LOUIS ARAGON

Louis Arago

Par Mustapha Boutadjine - Paris 2004 - Graphisme-collage, 100 x 81 cm

Dans le panthéon secret

Par François Eychart Écrivain et journaliste aux Lettres françaises

Aragon fait partie des deux ou trois écrivains français les plus insultés. Cela blesse ceux qui veulent non sans naïveté qu’il soit reconnu comme un des plus remarquables écrivains de son temps, mais, finalement, ces perpétuelles attaques ne les surprennent pas, lui-même savait qu’il en serait ainsi pendant longtemps. Ceux qui ont tant besoin de le dénigrer finiront par perdre la partie, car que peut-on contre Hugo, contre Rimbaud ? Un jour viendra où il sera enfin possible de porter un regard serein sur Aragon. Parmi les images de lui qui s’imposeront il y aura celle d’un jeune homme conquérant et inquiet, d’un découvreur de terres nouvelles qu’il sentait toutes proches. On en a quelque idée dans le portrait qu’en a donné Mustapha Boutadjine.
En attendant ce moment, le procès d’Aragon est régulièrement relancé par ceux qui croient durablement régenter les affaires littéraires. Tout est pourtant transparent dans leurs mises en scène.
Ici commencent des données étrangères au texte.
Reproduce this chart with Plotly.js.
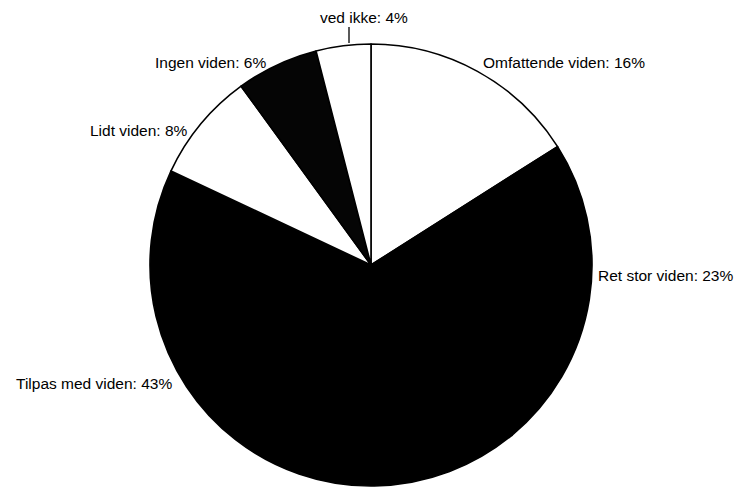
<!DOCTYPE html>
<html>
<head>
<meta charset="utf-8">
<script src="https://cdn.plot.ly/plotly-3.0.1.min.js"></script>
<style>
  html, body { margin: 0; padding: 0; background: #fff; }
  #chart { width: 734px; height: 488px; }
</style>
</head>
<body>
<div id="chart"></div>
<script>
// Kendskab – fordeling af svar (procent), i urets retning fra kl. 12
const categories = ['Omfattende viden', 'Ret stor viden', 'Tilpas med viden', 'Lidt viden', 'Ingen viden', 'ved ikke'];
const shares = [16, 23, 43, 8, 6, 4];
const sliceColors = ['#ffffff', '#000000', '#000000', '#ffffff', '#050505', '#ffffff'];

// Label placement in pixels: [x, y, anchor]
const labelPos = [
  [481, 63, 'left'],
  [596, 275, 'left'],
  [174, 383, 'right'],
  [190, 130, 'right'],
  [268, 63, 'right'],
  [364, 18, 'center']
];

const W = 734, H = 488;
const cx = 371, cy = 265, r = 221;

const trace = {
  type: 'pie',
  labels: categories,
  values: shares,
  sort: false,
  direction: 'clockwise',
  rotation: 0,
  textinfo: 'none',
  hoverinfo: 'label+percent',
  marker: { colors: sliceColors, line: { color: '#000000', width: 1.6 } },
  domain: {
    x: [(cx - r) / W, (cx + r) / W],
    y: [(H - cy - r) / H, (H - cy + r) / H]
  },
  showlegend: false
};

const annotations = categories.map((c, i) => ({
  xref: 'paper', yref: 'paper',
  x: labelPos[i][0] / W,
  y: 1 - labelPos[i][1] / H,
  xanchor: labelPos[i][2],
  yanchor: 'middle',
  text: c + ': ' + shares[i] + '%',
  showarrow: false,
  font: { family: 'Liberation Sans, Arial, sans-serif', size: 15.5, color: '#000' }
}));

const layout = {
  width: W, height: H,
  margin: { l: 0, r: 0, t: 0, b: 0 },
  paper_bgcolor: '#ffffff',
  annotations: annotations,
  shapes: [{
    type: 'line', xref: 'paper', yref: 'paper',
    x0: 349 / W, x1: 349 / W, y0: 1 - 27 / H, y1: 1 - 43 / H,
    line: { color: '#000', width: 1.3 }
  }]
};

Plotly.newPlot('chart', [trace], layout, { displayModeBar: false, staticPlot: true });
</script>
</body>
</html>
Ils feignent de l’absoudre de sa violence surréaliste pour mieux se donner le rôle de juges impartiaux et magnanimes, mais dès qu’il est question du Parti communiste le ton change. C’est la limite qu’il ne fallait pas franchir, celle qui range le fautif parmi les écrivains irrémédiablement perdus, d’autant que malgré les sollicitations il n’a jamais renié cette adhésion.
Il est insupportable aux maîtres du monde qu’un écrivain de cette envergure leur ait échappé et cela est réjouissant.
En réalité, il ne leur échappe pas seulement par son engagement politique mais surtout parce que son œuvre contribue à détruire leur puissance. Il a su passer de l’horizon d’un seul à l’horizon de tous, il a su parler au peuple. Il suffit que sa poésie soit chantée pour qu’elle s’impose par sa vérité et touche les femmes et les hommes au plus profond d’eux-mêmes. Aragon sait comme personne dire le malheur des gens et ce qui, au sein de ce malheur, viendra y mettre fin. Son œuvre est un don au plus grand nombre, à cette foule immense toujours maltraitée, et à celle qui va venir. L’avenir de tous était son souci majeur.
Il a sa place aux côtés de Maïakovski, de Hikmet, de Neruda, dans le panthéon secret de ceux qui n’acceptent pas que le malheur soit à jamais l’horizon des hommes.